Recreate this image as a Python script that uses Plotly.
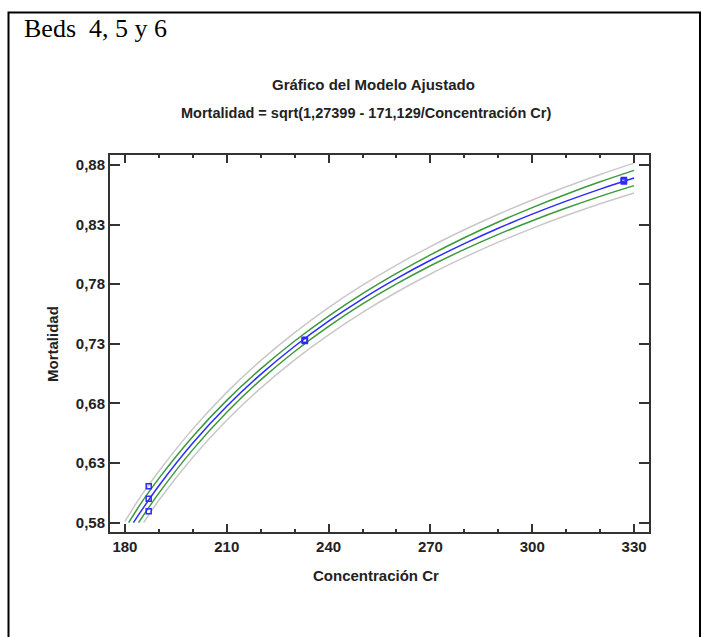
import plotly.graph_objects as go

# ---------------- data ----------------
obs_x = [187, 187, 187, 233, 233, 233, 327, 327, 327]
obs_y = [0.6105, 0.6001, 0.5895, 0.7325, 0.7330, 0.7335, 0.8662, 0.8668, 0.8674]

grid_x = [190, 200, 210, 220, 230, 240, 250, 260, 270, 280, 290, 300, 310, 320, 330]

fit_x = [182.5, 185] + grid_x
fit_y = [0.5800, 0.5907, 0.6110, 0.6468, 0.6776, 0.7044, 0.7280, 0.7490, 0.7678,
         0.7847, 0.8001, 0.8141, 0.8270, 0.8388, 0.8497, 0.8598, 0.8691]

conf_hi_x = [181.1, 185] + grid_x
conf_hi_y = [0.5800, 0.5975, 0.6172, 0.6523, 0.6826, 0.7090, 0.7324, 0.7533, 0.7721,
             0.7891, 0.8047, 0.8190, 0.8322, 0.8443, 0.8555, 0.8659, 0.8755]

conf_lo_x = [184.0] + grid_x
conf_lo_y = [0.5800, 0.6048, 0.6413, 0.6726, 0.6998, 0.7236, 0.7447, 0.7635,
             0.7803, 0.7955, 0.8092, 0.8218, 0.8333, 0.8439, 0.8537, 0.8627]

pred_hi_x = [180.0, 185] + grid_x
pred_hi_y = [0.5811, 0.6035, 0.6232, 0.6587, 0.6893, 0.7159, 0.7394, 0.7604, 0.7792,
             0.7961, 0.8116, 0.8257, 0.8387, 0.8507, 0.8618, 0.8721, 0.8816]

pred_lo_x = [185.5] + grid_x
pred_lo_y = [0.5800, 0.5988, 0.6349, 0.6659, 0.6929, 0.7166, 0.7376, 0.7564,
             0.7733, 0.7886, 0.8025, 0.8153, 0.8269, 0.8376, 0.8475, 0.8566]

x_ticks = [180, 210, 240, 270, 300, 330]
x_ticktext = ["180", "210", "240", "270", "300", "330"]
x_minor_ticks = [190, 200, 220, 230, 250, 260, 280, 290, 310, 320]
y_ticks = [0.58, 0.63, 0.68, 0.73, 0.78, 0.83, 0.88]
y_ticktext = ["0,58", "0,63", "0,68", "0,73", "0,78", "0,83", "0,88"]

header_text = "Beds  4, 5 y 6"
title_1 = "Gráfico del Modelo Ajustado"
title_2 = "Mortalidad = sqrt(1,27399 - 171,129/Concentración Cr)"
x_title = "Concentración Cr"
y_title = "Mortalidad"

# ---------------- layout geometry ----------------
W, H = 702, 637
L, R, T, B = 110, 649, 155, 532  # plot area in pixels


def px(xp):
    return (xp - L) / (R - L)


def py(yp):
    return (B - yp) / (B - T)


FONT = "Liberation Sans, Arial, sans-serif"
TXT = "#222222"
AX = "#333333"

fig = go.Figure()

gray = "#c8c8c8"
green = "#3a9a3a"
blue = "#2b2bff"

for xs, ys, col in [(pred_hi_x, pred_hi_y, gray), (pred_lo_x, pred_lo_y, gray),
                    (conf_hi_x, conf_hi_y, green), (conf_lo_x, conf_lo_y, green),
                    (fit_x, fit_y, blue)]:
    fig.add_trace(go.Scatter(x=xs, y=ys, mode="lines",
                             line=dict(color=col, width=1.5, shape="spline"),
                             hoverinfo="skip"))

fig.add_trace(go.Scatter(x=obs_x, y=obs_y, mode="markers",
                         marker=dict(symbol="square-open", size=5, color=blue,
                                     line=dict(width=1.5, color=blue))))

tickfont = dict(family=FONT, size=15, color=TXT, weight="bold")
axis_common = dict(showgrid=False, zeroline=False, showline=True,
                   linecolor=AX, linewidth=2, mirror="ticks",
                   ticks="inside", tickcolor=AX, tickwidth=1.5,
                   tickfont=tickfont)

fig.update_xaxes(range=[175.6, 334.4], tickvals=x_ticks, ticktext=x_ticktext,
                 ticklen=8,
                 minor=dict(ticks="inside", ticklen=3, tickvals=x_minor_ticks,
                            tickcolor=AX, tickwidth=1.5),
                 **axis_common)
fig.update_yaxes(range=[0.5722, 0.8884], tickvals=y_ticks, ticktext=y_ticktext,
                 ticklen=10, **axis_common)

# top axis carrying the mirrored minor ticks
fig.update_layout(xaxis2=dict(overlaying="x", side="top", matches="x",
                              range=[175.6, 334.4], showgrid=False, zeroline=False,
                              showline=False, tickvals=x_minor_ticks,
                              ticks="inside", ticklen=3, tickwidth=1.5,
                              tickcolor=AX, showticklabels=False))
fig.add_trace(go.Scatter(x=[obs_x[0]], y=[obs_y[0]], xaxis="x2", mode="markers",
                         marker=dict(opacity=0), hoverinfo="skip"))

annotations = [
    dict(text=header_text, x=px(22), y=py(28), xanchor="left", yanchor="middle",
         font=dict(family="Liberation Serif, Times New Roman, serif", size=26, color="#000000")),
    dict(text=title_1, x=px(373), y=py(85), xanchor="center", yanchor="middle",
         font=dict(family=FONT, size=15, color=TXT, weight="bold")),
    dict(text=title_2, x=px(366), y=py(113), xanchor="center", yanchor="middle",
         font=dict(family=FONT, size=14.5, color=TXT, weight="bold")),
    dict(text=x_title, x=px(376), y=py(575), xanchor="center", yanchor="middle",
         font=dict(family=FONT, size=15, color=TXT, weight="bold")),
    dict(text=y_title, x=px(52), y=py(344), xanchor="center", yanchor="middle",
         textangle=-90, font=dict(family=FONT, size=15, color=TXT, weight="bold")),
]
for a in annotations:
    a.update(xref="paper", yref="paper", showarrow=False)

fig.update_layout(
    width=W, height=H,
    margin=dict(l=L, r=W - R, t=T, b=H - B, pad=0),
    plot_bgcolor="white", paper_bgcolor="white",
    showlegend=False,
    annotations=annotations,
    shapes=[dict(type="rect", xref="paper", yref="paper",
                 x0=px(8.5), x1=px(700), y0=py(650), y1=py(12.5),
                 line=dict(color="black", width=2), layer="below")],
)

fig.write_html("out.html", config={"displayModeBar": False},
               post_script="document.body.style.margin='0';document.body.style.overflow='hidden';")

> _DIRECTIONS FOR THIS TASK_: Take the material above from its first line through the line holding "0.7847, 0.8001, 0.8141, 0.8270, 0.8388, 0.8497, 0.8598, 0.8691]" and set it down exactly, without the pictures.

> _RESULT OF THIS EXERCISE_:
Recreate this image as a Python script that uses Plotly.
import plotly.graph_objects as go

# ---------------- data ----------------
obs_x = [187, 187, 187, 233, 233, 233, 327, 327, 327]
obs_y = [0.6105, 0.6001, 0.5895, 0.7325, 0.7330, 0.7335, 0.8662, 0.8668, 0.8674]

grid_x = [190, 200, 210, 220, 230, 240, 250, 260, 270, 280, 290, 300, 310, 320, 330]

fit_x = [182.5, 185] + grid_x
fit_y = [0.5800, 0.5907, 0.6110, 0.6468, 0.6776, 0.7044, 0.7280, 0.7490, 0.7678,
         0.7847, 0.8001, 0.8141, 0.8270, 0.8388, 0.8497, 0.8598, 0.8691]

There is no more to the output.